Specifically, it means this Van Helsing is not the kind of pseudo-scientific dumbass that goes around transfusing everyone in sight without so much as getting out a microscope first. (I know, I know, I should let it go, but even when I was a kid that part of Stoker’s book always annoyed me.) The Van Helsing portrayed here is smart enough that one can believe that Sherlock Holmes would respect him, and anyway I really like the idea of a sort of Holmes-Hammer crossover. The plot certainly has that hell-for-leather pacing of a Hammer Dracula, and the whole thing circles around again to Dartmoor and The Hound of the Baskervilles in a nice little twist at the end.
Worth a read, certainly. Or even a listen. We actually got this one on CD as an audiobook, because we’re taking a little bookscouting trip to Oak Harbor for Thanksgiving this year and I thought it would be fun to have something to listen to in the car on the way. The reading by David Ian Davies (no idea if he’s any relation to the author) is pretty good, too.
As far as I know, that’s the lot. I’m still looking forward to Victorian Undead II, but it has a lot to live up to if it’s hoping to beat the Holmes-Dracula stories that are already out there.

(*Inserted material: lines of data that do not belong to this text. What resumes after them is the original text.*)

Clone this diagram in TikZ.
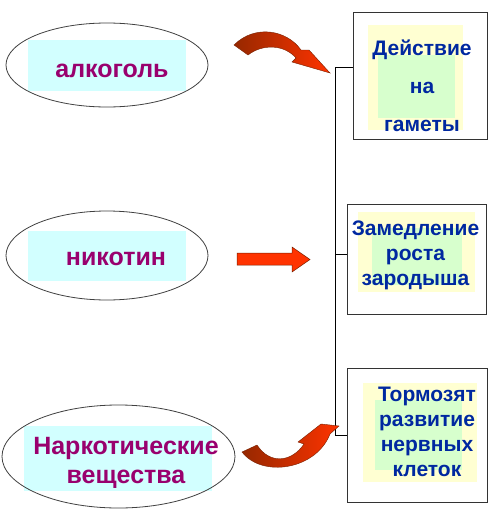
\documentclass[tikz,border=0pt]{standalone}
\usepackage{fontspec}
\setmainfont{Liberation Sans}
\usetikzlibrary{shapes.geometric}
\definecolor{purp}{RGB}{153,0,110}
\definecolor{navy}{RGB}{0,40,160}
\definecolor{cyanbg}{RGB}{210,255,255}
\definecolor{yelbg}{RGB}{255,255,210}
\definecolor{grnbg}{RGB}{215,255,205}
\definecolor{arrred}{RGB}{255,51,0}
\definecolor{arrbrown}{RGB}{150,40,0}
\begin{document}
\begin{tikzpicture}[x=1pt,y=-1pt,
  oval/.style={ellipse, draw=black!75, line width=0.8pt, inner sep=0pt},
  ovaltext/.style={font=\fontsize{25}{29}\selectfont\bfseries, text=purp, anchor=base, inner sep=0pt, align=center},
  outbox/.style={rectangle, draw=black!80, line width=0.8pt, inner sep=0pt},
  boxtext/.style={text=navy, anchor=base, inner sep=0pt, align=center},
  conn/.style={draw=black, line width=0.7pt},
  ribbon/.style={draw=arrbrown!80!black, line width=0.4pt, left color=arrbrown, right color=arrred},
  straightarr/.style={draw=arrbrown!80!black, line width=0.5pt, fill=arrred}]
\useasboundingbox (0,0) rectangle (500,522);
\fill[white] (0,0) rectangle (500,522);

% backgrounds behind ellipse texts
\fill[cyanbg] (28,40) rectangle (186,91);
\fill[cyanbg] (28,231) rectangle (186,281);
\fill[cyanbg] (24,426) rectangle (212,491);

% ellipses
\node[oval, minimum width=202pt, minimum height=84pt] (e1) at (107,65) {};
\node[oval, minimum width=202pt, minimum height=89pt] (e2) at (107,255.5) {};
\node[oval, minimum width=233pt, minimum height=103pt] (e3) at (118.5,456.5) {};

\node[ovaltext] (te1) at (112,77) {алкоголь};
\node[ovaltext] (te2) at (116,265) {никотин};
\node[ovaltext] (te3) at (126,483) {Наркотические\\вещества};

% box backgrounds
\fill[yelbg] (368,25) rectangle (463,130);
\fill[grnbg] (378,55) rectangle (455,118);
\fill[yelbg] (358,212) rectangle (475,292);
\fill[grnbg] (372,228) rectangle (462,285);
\fill[yelbg] (363,383) rectangle (477,482);
\fill[grnbg] (375,400) rectangle (462,470);

% boxes
\node[outbox, minimum width=134pt, minimum height=127pt] (b1) at (420,75.5) {};
\node[outbox, minimum width=139pt, minimum height=110pt] (b2) at (416.5,259) {};
\node[outbox, minimum width=140pt, minimum height=134pt] (b3) at (417,435) {};

\node[boxtext, font=\fontsize{21}{38}\selectfont\bfseries] (tb1) at (422,131) {Действие\\на\\гаметы};
\node[boxtext, font=\fontsize{21}{25}\selectfont\bfseries] (tb2) at (415.5,285) {Замедление\\роста\\зародыша};
\node[boxtext, font=\fontsize{21}{25}\selectfont\bfseries] (tb3) at (427,476) {Тормозят\\развитие\\нервных\\клеток};

% connector
\coordinate (j1) at (335,67);
\coordinate (j2) at (335,254);
\coordinate (j3) at (335,435);
\draw[conn] (j1 -| b1.west) -- (j1) -- (j3) -- (j3 -| b3.west);
\draw[conn] (j2) -- (j2 -| b2.west);

% arrows
\path[ribbon] (234,45) .. controls (255,24) and (287,30) .. (301,50) -- (309,50) -- (330,73) -- (292,62) -- (296,58) .. controls (284,44) and (262,44) .. (248,55) -- cycle;
\path[straightarr] (237,253) -- (292,253) -- (292,247) -- (310,259.5) -- (292,272) -- (292,265) -- (237,265) -- cycle;
\path[ribbon] (242,452) -- (257,445) .. controls (270,465) and (292,462) .. (304,444) -- (298,442) -- (321,424) -- (339,426) -- (330,434) .. controls (316,470) and (262,478) .. (242,452) -- cycle;
\end{tikzpicture}
\end{document}
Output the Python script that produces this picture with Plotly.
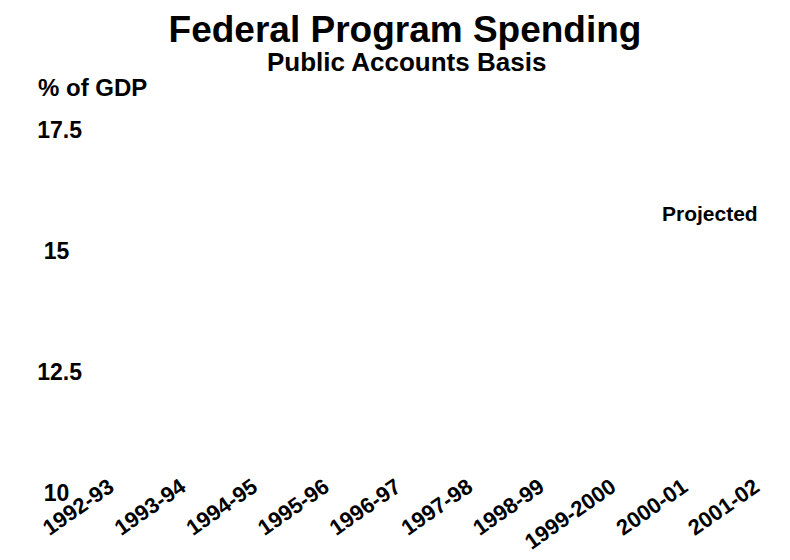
import plotly.graph_objects as go

# Fiscal years shown on the horizontal axis
fiscal_years = ["1992-93", "1993-94", "1994-95", "1995-96", "1996-97",
                "1997-98", "1998-99", "1999-2000", "2000-01", "2001-02"]

# Vertical axis (% of GDP)
y_tick_vals = [10, 12.5, 15, 17.5]
y_tick_text = ["10", "12.5", "15", "17.5"]

title_text = "Federal Program Spending"
subtitle_text = "Public Accounts Basis"
unit_text = "% of GDP"
projected_text = "Projected"

W, H = 790, 560
M_L, M_R, M_T, M_B = 95, 21, 106, 67
PW, PH = W - M_L - M_R, H - M_T - M_B


def px_x(x):
    return (x - M_L) / PW


def px_y(y):
    return (H - M_B - y) / PH


FONT = "Liberation Sans, Arial, sans-serif"

# pad short labels so the column of tick labels reads as centred
width = max(len(t) for t in y_tick_text)
y_labels = [t + "\u2007" * ((width - len(t) + 1) // 2) for t in y_tick_text]

fig = go.Figure()

fig.update_layout(
    width=W, height=H,
    paper_bgcolor="white", plot_bgcolor="white",
    margin=dict(l=M_L, r=M_R, t=M_T, b=M_B, autoexpand=False),
    showlegend=False,
    font=dict(family=FONT, color="black", weight="bold"),
    title=dict(text=title_text, x=405 / W, xanchor="center", xref="container",
               y=1 - 16 / H, yanchor="top",
               font=dict(family=FONT, size=37, color="black", weight="bold")),
    xaxis=dict(
        range=[-0.2, len(fiscal_years) - 0.8],
        tickmode="array",
        tickvals=list(range(len(fiscal_years))),
        ticktext=fiscal_years,
        tickangle=-35,
        tickfont=dict(family=FONT, size=22, color="black", weight="bold"),
        ticklabelstandoff=-24,
        automargin=False,
        showgrid=False, zeroline=False, showline=False, ticks="",
        fixedrange=True,
    ),
    yaxis=dict(
        range=[10, 18],
        tickmode="array",
        tickvals=y_tick_vals,
        ticktext=y_labels,
        tickfont=dict(family=FONT, size=23, color="black", weight="bold"),
        ticklabelstandoff=12,
        automargin=False,
        showgrid=False, zeroline=False, showline=False, ticks="",
        fixedrange=True,
    ),
    annotations=[
        dict(text=subtitle_text, xref="paper", yref="paper",
             x=px_x(406), y=px_y(62), xanchor="center", yanchor="middle",
             showarrow=False, font=dict(family=FONT, size=26, color="black", weight="bold")),
        dict(text=unit_text, xref="paper", yref="paper",
             x=px_x(36), y=px_y(87), xanchor="left", yanchor="middle",
             showarrow=False, font=dict(family=FONT, size=24, color="black", weight="bold")),
        dict(text=projected_text, xref="paper", yref="paper",
             x=px_x(660), y=px_y(213), xanchor="left", yanchor="middle",
             showarrow=False, font=dict(family=FONT, size=21, color="black", weight="bold")),
    ],
)

fig.write_html("out.html")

Have a safe and happy Halloween, all. We have a big pile of old comics to give out to neighborhood trick-or-treaters — the few that we still get, anyway, that bitch Dear Abby tried to ruin it for everyone and nearly succeeded — and as usual, we probably will settle in with a horror or suspense classic once the doorbell stops ringing. This year, I suspect it’ll be the Hammer Hound… and, of course, the new episode of Sherlock.